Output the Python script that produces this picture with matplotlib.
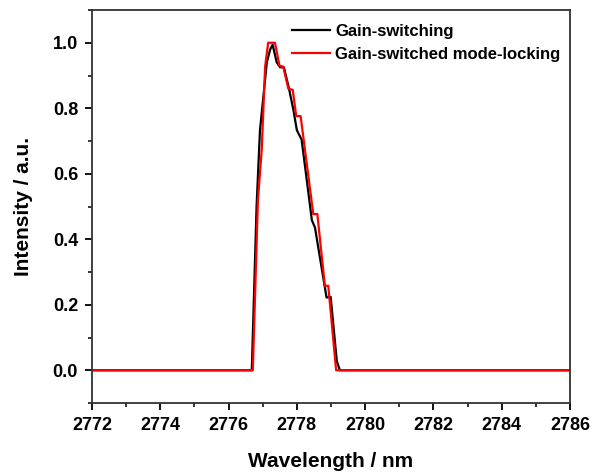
import numpy as np
import matplotlib
matplotlib.use("Agg")
import matplotlib.pyplot as plt
from matplotlib.ticker import MultipleLocator

plt.rcParams['font.family'] = ['Liberation Sans', 'DejaVu Sans']
plt.rcParams['font.weight'] = 'bold'

# spectra
wl_gs = [2772.0, 2776.68, 2776.82, 2776.92, 2777.12, 2777.22, 2777.29, 2777.41,
         2777.51, 2777.62, 2777.77, 2777.90, 2778.00, 2778.14, 2778.44, 2778.53,
         2778.87, 2778.99, 2779.17, 2779.26, 2786.0]
int_gs = [0.0, 0.0, 0.50, 0.733, 0.94, 0.98, 0.994, 0.94,
          0.925, 0.925, 0.86, 0.794, 0.733, 0.704, 0.458, 0.436,
          0.222, 0.224, 0.028, 0.0, 0.0]

wl_gsml = [2772.0, 2776.71, 2776.86, 2776.97, 2777.07, 2777.16, 2777.36, 2777.49,
           2777.60, 2777.75, 2777.88, 2777.98, 2778.11, 2778.48, 2778.60, 2778.82,
           2778.92, 2779.15, 2786.0]
int_gsml = [0.0, 0.0, 0.52, 0.672, 0.927, 1.0, 1.0, 0.93,
            0.927, 0.86, 0.856, 0.776, 0.776, 0.477, 0.477, 0.258,
            0.258, 0.0, 0.0]

fig = plt.figure(figsize=(5.92, 4.74), dpi=100)
ax = fig.add_axes([92 / 592, 1 - 403 / 474, 478 / 592, 393 / 474])

ax.plot(wl_gs, int_gs, color='black', lw=1.6, label='Gain-switching')
ax.plot(wl_gsml, int_gsml, color='red', lw=1.6, label='Gain-switched mode-locking')

ax.set_xlim(2772, 2786)
ax.set_ylim(-0.1, 1.1)
ax.xaxis.set_major_locator(MultipleLocator(2))
ax.xaxis.set_minor_locator(MultipleLocator(1))
ax.yaxis.set_minor_locator(MultipleLocator(0.1))
ax.set_yticks(np.arange(0, 1.01, 0.2))
ax.set_yticklabels([f"{v:.1f}" for v in np.arange(0, 1.01, 0.2)])

ax.tick_params(which='major', direction='out', length=5, width=1.3, labelsize=13)
ax.tick_params(axis='x', pad=5)
ax.tick_params(axis='y', pad=5)
ax.tick_params(which='minor', direction='out', length=3, width=1.1)
ax.tick_params(top=False, right=False, which='both')
for s in ax.spines.values():
    s.set_linewidth(1.3)
    s.set_color('#333333')

ax.set_xlabel('Wavelength / nm', fontsize=15, fontweight='bold', labelpad=13)
ax.set_ylabel('Intensity / a.u.', fontsize=15, fontweight='bold', labelpad=14)

ax.legend(loc='upper left', bbox_to_anchor=((292 - 92) / 478, (403 - 24) / 393),
          frameon=False, fontsize=12, borderpad=0, borderaxespad=0,
          handlelength=2.3, handletextpad=0.3, labelspacing=0.45)

fig.savefig('out.png', dpi=100)
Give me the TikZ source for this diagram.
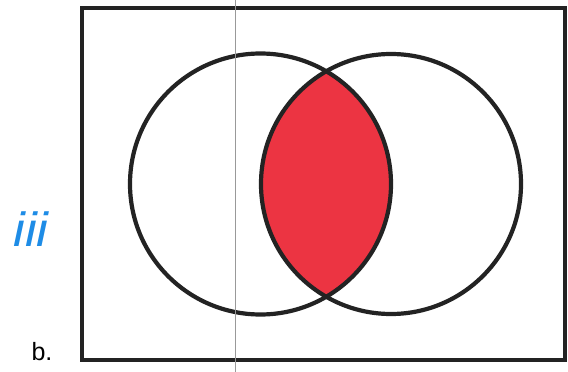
\documentclass[tikz,border=0pt]{standalone}
\usepackage{fontspec}
\setmainfont{Liberation Sans}
\definecolor{lensred}{RGB}{236,52,66}
\definecolor{inkblue}{RGB}{30,140,230}
\definecolor{edgegray}{RGB}{35,35,35}
\tikzset{
  frame/.style={draw=edgegray, line width=4.2pt},
  setcircle/.style={draw=edgegray, line width=4.2pt},
  scanline/.style={draw=black!40, line width=0.8pt},
  labeltext/.style={inner sep=0pt}
}
\begin{document}
\begin{tikzpicture}[x=1pt,y=-1pt]
\useasboundingbox (0,0) rectangle (568,372);
\fill[white] (0,0) rectangle (568,372);
% lens fill
\begin{scope}
  \clip (260.5,184) circle (130.5);
  \fill[lensred] (391,184) circle (130);
\end{scope}
\draw[frame] (82,8) rectangle (565,360);
\draw[setcircle] (260.5,184) circle (130.5);
\draw[setcircle] (391,184) circle (130);
\coordinate (st) at (235,0);
\coordinate (sb) at (235,372);
\draw[scanline] (st) -- (sb);
\node[labeltext, text=inkblue, font=\fontsize{48}{48}\selectfont\itshape, xscale=1.1] (iii) at (31,229) {iii};
\node[labeltext, font=\fontsize{25}{25}\selectfont] (b) at (42,352) {b.};
\end{tikzpicture}
\end{document}
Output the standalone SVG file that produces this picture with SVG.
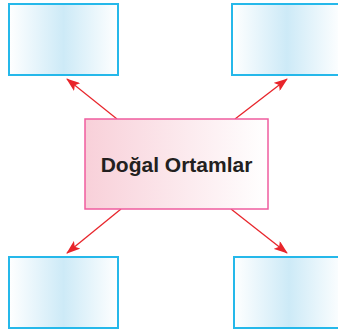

## What the task requires
Print every entry above again without changing a word, and omit the pictures.

## Answer to this problem
Output the Python script that produces this picture with matplotlib.
import numpy as np
import matplotlib
matplotlib.use("Agg")
import matplotlib.pyplot as plt
from matplotlib.ticker import MultipleLocator

plt.rcParams['font.family'] = ['Liberation Sans', 'DejaVu Sans']
plt.rcParams['font.weight'] = 'bold'

# spectra
wl_gs = [2772.0, 2776.68, 2776.82, 2776.92, 2777.12, 2777.22, 2777.29, 2777.41,
         2777.51, 2777.62, 2777.77, 2777.90, 2778.00, 2778.14, 2778.44, 2778.53,
         2778.87, 2778.99, 2779.17, 2779.26, 2786.0]
int_gs = [0.0, 0.0, 0.50, 0.733, 0.94, 0.98, 0.994, 0.94,
          0.925, 0.925, 0.86, 0.794, 0.733, 0.704, 0.458, 0.436,
          0.222, 0.224, 0.028, 0.0, 0.0]

wl_gsml = [2772.0, 2776.71, 2776.86, 2776.97, 2777.07, 2777.16, 2777.36, 2777.49,
           2777.60, 2777.75, 2777.88, 2777.98, 2778.11, 2778.48, 2778.60, 2778.82,
           2778.92, 2779.15, 2786.0]
int_gsml = [0.0, 0.0, 0.52, 0.672, 0.927, 1.0, 1.0, 0.93,
            0.927, 0.86, 0.856, 0.776, 0.776, 0.477, 0.477, 0.258,
            0.258, 0.0, 0.0]

fig = plt.figure(figsize=(5.92, 4.74), dpi=100)
ax = fig.add_axes([92 / 592, 1 - 403 / 474, 478 / 592, 393 / 474])

ax.plot(wl_gs, int_gs, color='black', lw=1.6, label='Gain-switching')
ax.plot(wl_gsml, int_gsml, color='red', lw=1.6, label='Gain-switched mode-locking')

ax.set_xlim(2772, 2786)
ax.set_ylim(-0.1, 1.1)
ax.xaxis.set_major_locator(MultipleLocator(2))
ax.xaxis.set_minor_locator(MultipleLocator(1))
ax.yaxis.set_minor_locator(MultipleLocator(0.1))
ax.set_yticks(np.arange(0, 1.01, 0.2))
ax.set_yticklabels([f"{v:.1f}" for v in np.arange(0, 1.01, 0.2)])

ax.tick_params(which='major', direction='out', length=5, width=1.3, labelsize=13)
ax.tick_params(axis='x', pad=5)
ax.tick_params(axis='y', pad=5)
ax.tick_params(which='minor', direction='out', length=3, width=1.1)
ax.tick_params(top=False, right=False, which='both')
for s in ax.spines.values():
    s.set_linewidth(1.3)
    s.set_color('#333333')

ax.set_xlabel('Wavelength / nm', fontsize=15, fontweight='bold', labelpad=13)
ax.set_ylabel('Intensity / a.u.', fontsize=15, fontweight='bold', labelpad=14)

ax.legend(loc='upper left', bbox_to_anchor=((292 - 92) / 478, (403 - 24) / 393),
          frameon=False, fontsize=12, borderpad=0, borderaxespad=0,
          handlelength=2.3, handletextpad=0.3, labelspacing=0.45)

fig.savefig('out.png', dpi=100)
Give me the TikZ source for this diagram.
\documentclass[tikz,border=0pt]{standalone}
\usepackage{fontspec}
\setmainfont{Liberation Sans}
\definecolor{lensred}{RGB}{236,52,66}
\definecolor{inkblue}{RGB}{30,140,230}
\definecolor{edgegray}{RGB}{35,35,35}
\tikzset{
  frame/.style={draw=edgegray, line width=4.2pt},
  setcircle/.style={draw=edgegray, line width=4.2pt},
  scanline/.style={draw=black!40, line width=0.8pt},
  labeltext/.style={inner sep=0pt}
}
\begin{document}
\begin{tikzpicture}[x=1pt,y=-1pt]
\useasboundingbox (0,0) rectangle (568,372);
\fill[white] (0,0) rectangle (568,372);
% lens fill
\begin{scope}
  \clip (260.5,184) circle (130.5);
  \fill[lensred] (391,184) circle (130);
\end{scope}
\draw[frame] (82,8) rectangle (565,360);
\draw[setcircle] (260.5,184) circle (130.5);
\draw[setcircle] (391,184) circle (130);
\coordinate (st) at (235,0);
\coordinate (sb) at (235,372);
\draw[scanline] (st) -- (sb);
\node[labeltext, text=inkblue, font=\fontsize{48}{48}\selectfont\itshape, xscale=1.1] (iii) at (31,229) {iii};
\node[labeltext, font=\fontsize{25}{25}\selectfont] (b) at (42,352) {b.};
\end{tikzpicture}
\end{document}
Output the standalone SVG file that produces this picture with SVG.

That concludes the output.